Perhaps you have received an e-mail from a friend with a list of outrageous jury verdicts. The lists come in many flavors and with many names. Some versions are called the “Stella Awards” in “honor” of the lady who was burned by hot coffee at a McDonald’s restaurant and received a substantial jury award. Each of the verdicts on these lists involves a large jury award against an innocent party and in favor of someone who was responsible for their own injury. No reasonable person can read one of these lists without asking how can a jury do this? How can any sane, responsible juror award money for this? The answer is that they can’t and that the stories are fake.
If you are not a lawyer, these jury verdict stories may not strike you as made up. If you are a lawyer at all familiar with trials and jury verdicts, you will immediately smell a rat and for good reason. Usually the lists give very little information about the parties and where and when the trial took place, so people who are suspicious have very little to work with in trying to see if the stories are true. And, of course, many people in our society are quick to believe any e-mail they are sent, especially if it confirms opinions they already hold. Not many people take the time to fact check what they have been sent before forwarding the message to all their friends.
Most of the time these lists don’t say who created them. A few of them give a fake law firm’s name and ask the recipient to join the firm’s crusade against frivolous lawsuits by forwarding the message to all their friends. Beware of any message that asks you to forward it to all your friends.
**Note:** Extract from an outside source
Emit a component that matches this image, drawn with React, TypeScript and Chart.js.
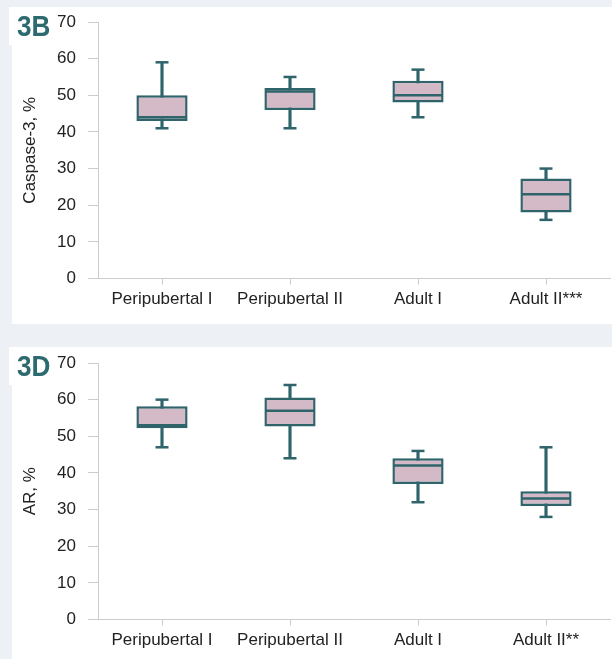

Regardless of the subject, more often than not, these messages are false or misleading.
Even though the lists conceal their creators, the likely culprits are not hard to identify, at least in general. The obvious purpose of the lists is to poison the jury pool by leading people to believe that the courts are full of frivolous cases and that juries routinely give away too much money for no reason. Those who benefit from this type of jury attitude are folks like the business community, drug companies, doctors and hospitals, and insurance companies that have to pay judgments when a jury awards money. Certainly not all of these folks have a hand in creating these lists but someone on their side does and the jury attitudes these lists create or reinforce benefit them.
I suppose that in times like this it should not be surprising that someone will use the power of the internet to spread lies with the goal of subverting our jury system. It is still disappointing, however. If you get one of these lists, be skeptical. Don’t believe it or forward it without fact checking it first.